Court Rejects CUA, Priests for Life’s Challenge to Contraception Mandate Rules
D.C. Circuit Judge Cornelia Pillard, writing for a three-judge panel, in a Nov. 14 ruling said the Obama administration’s revised rules “do not impose a substantial burden” on the plaintiffs.
WASHINGTON — A U.S. appeals court ruled Friday against Priests for Life, The Catholic University of America and several other Catholic organizations that have filed legal challenges objecting to the Obama administration’s latest opt-out rules for mandated contraceptive and sterilization health-insurance coverage.
“To ask a group of priests to cooperate in the government’s plan to expand access to birth control and abortion-inducing drugs is about as contrary to religious freedom as you can get,” said Father Frank Pavone of Priests for Life, a lead plaintiff in the lawsuit against the Department of Health and Human Services, Nov. 14.

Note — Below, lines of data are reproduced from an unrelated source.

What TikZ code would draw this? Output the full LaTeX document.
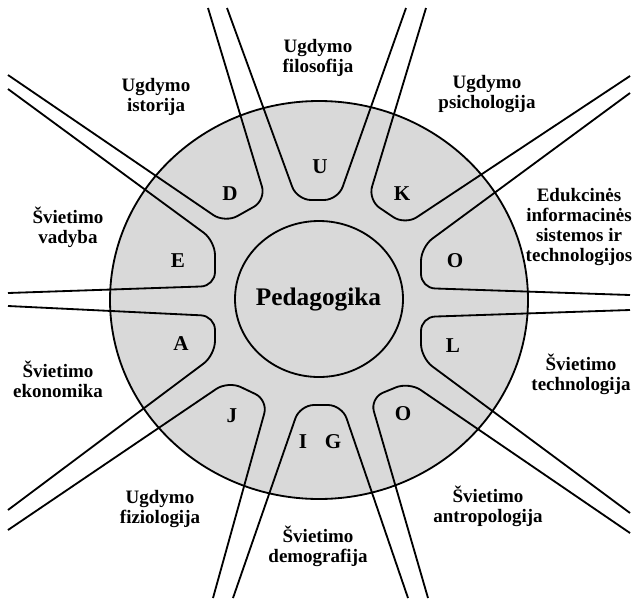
\documentclass[tikz,border=0pt]{standalone}
\usepackage{fontspec}
\setmainfont{Liberation Serif}

\begin{document}
\begin{tikzpicture}[x={(0.025cm,0cm)}, y={(0cm,-0.025cm)}, line width=1.3pt,
  mokslas/.style={font=\bfseries\fontsize{13.5}{14.2}\selectfont, align=center, anchor=base},
  raide/.style={font=\bfseries\fontsize{15}{18}\selectfont, anchor=base},
  sektorius/.style={rounded corners=0.35cm}]

\useasboundingbox (0,0) rectangle (638,600);

% Apskritimai
\fill[black!15] (319,300) ellipse [x radius=209, y radius=199];
\draw (319,300) ellipse [x radius=209, y radius=199];
\draw[fill=black!15] (319,299) ellipse [x radius=84, y radius=78];

% Sektoriai
\draw[sektorius] (227,8) -- (297,200) -- (338,200) -- (406,8);   % U
\draw[sektorius] (426,8) -- (368,200) -- (405,225) -- (630,76);  % K
\draw[sektorius] (630,93) -- (421,247) -- (421,288) -- (630,295); % O
\draw[sektorius] (630,310) -- (421,317) -- (421,358) -- (630,513); % L
\draw[sektorius] (630,533) -- (409,382) -- (370,398) -- (428,598); % O
\draw[sektorius] (408,598) -- (342,405) -- (300,405) -- (233,598); % I G
\draw[sektorius] (213,598) -- (268,400) -- (228,381) -- (8,530);  % J
\draw[sektorius] (8,510) -- (215,355) -- (215,316) -- (8,306);    % A
\draw[sektorius] (8,293) -- (215,286) -- (215,241) -- (8,89);     % E
\draw[sektorius] (8,75) -- (225,223) -- (266,200) -- (208,8);     % D

% Raidės
\node[raide] (rU) at (320,173) {U};
\node[raide] (rK) at (402,200) {K};
\node[raide] (rO1) at (455,267) {O};
\node[raide] (rL) at (453,352) {L};
\node[raide] (rO2) at (403,420) {O};
\node[raide] (rG) at (333,448) {G};
\node[raide] (rI) at (303,448) {I};
\node[raide] (rJ) at (232,422) {J};
\node[raide] (rA) at (181,350) {A};
\node[raide] (rE) at (178,267) {E};
\node[raide] (rD) at (230,200) {D};

\node[font=\bfseries\fontsize{18}{20}\selectfont, anchor=base] (pedagogika) at (318.5,305) {Pedagogika};

% Mokslai (bazė - paskutinė eilutė)
\node[mokslas] (filosofija) at (318,72) {Ugdymo\\filosofija};
\node[mokslas] (psichologija) at (487,108) {Ugdymo\\psichologija};
\node[mokslas] (edukcines) at (579,261) {Edukcinės\\informacinės\\sistemos ir\\technologijos};
\node[mokslas] (technologija) at (581,390) {Švietimo\\technologija};
\node[mokslas] (antropologija) at (488,522) {Švietimo\\antropologija};
\node[mokslas] (demografija) at (318,562) {Švietimo\\demografija};
\node[mokslas] (fiziologija) at (160,523) {Ugdymo\\fiziologija};
\node[mokslas] (ekonomika) at (58,397) {Švietimo\\ekonomika};
\node[mokslas] (vadyba) at (68,243) {Švietimo\\vadyba};
\node[mokslas] (istorija) at (156,111) {Ugdymo\\istorija};
\end{tikzpicture}
\end{document}
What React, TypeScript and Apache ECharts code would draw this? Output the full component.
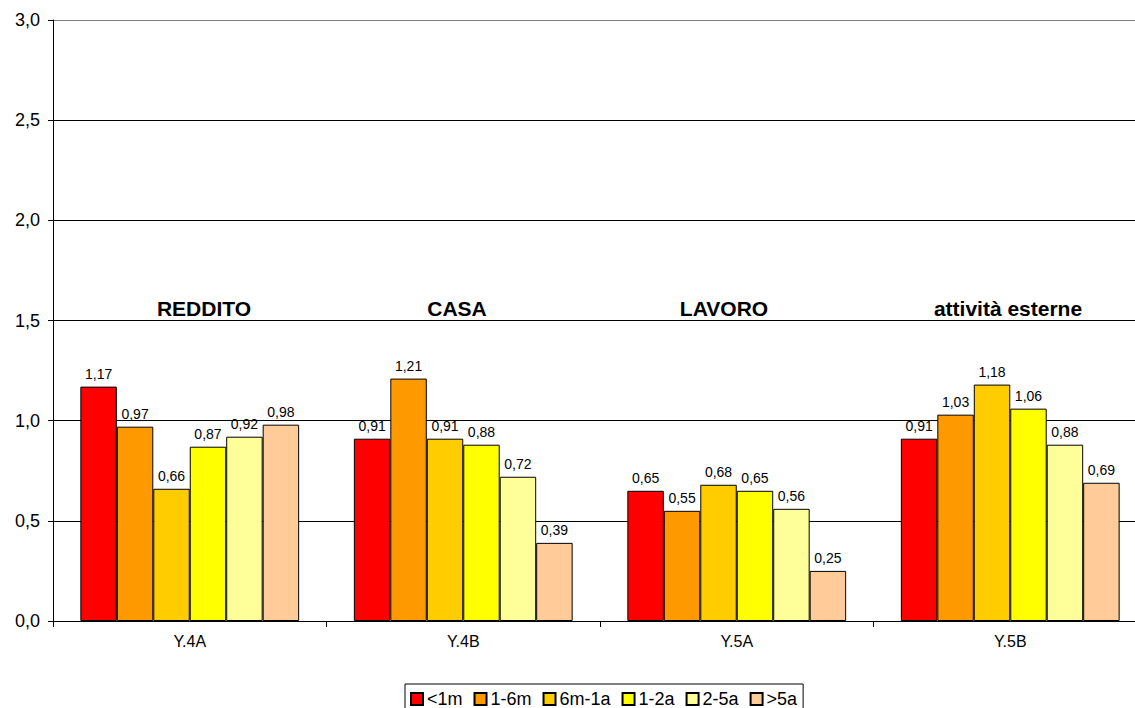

He said that if the government is sincere in providing an opt-out mechanism, “it is reasonable for us to insist that we be given a way to opt out that does not itself violate our moral conscience. And whether it violates our conscience is for us to say, not the government.”
Father Pavone’s comments came in reaction to a ruling of the U.S. Court of Appeals for the District of Columbia Circuit.
Circuit Judge Cornelia Pillard, an appointee of President Obama, writing for a three-judge panel, said the Obama administration’s revised rules “do not impose a substantial burden” on the plaintiffs, who include the Archdiocese of Washington, The Catholic University of America, Thomas Aquinas College and Priests for Life.
Pillard said that the opt-out mechanism is “minimal” paperwork.
“Religious nonprofits that opt out are excused from playing any role in the provision of contraception services, and they remain free to condemn contraception in the clearest terms,” she said.
The mandated coverage includes sterilization procedures and contraceptives, including some drugs with abortifacient properties. Catholic teachings reject the use of such drugs and procedures, as well as moral complicity in providing them.
The changes to the mandate now require employers to notify the federal government of their objection to the mandate; this notification then prompts the government to arrange the coverage that the employers find objectionable.
Previously, objecting employers were required to authorize an insurer or third-party administrator to provide the objectionable products and procedures.
Some objectors say that the revised arrangement still requires employers to participate in facilitating access to products and procedures that violate their deeply held religious beliefs.
Michael McLean, president of Thomas Aquinas College, said, “We disagree with the opinion of the D.C. Court of Appeals in our challenge to the HHS contraceptive mandate, and we will be appealing it to the United States Supreme Court. We look forward to vindicating our religious-liberty rights there.”
Priests for Life said that the court ruling wrongly claimed that the plaintiffs object to the government’s “independent actions in mandating contraceptive coverage” rather than to actions that the government requires of them.
“What we object to are the actions the government is asking us to take,” Priests for Life explained.
“We refuse to take actions that are necessary to help the government ‘fill the gap’ to provide drugs that kill babies and harm women.”
A different federal court’s ruling has sided with objectors to the new rules.
The U.S. District Court for the Middle District of Florida on Oct. 28 granted Ave Maria University preliminary protection from the revised federal mandate. It ruled that the revised exemption does not adequately protect religious employers with conscientious objections.
The Obama administration modified its mandate after a June Supreme Court ruling held that the mandate violated the 1993 Religious Freedom Restoration Act by forcing the owners of “closely held” for-profit employers to go against their religious beliefs.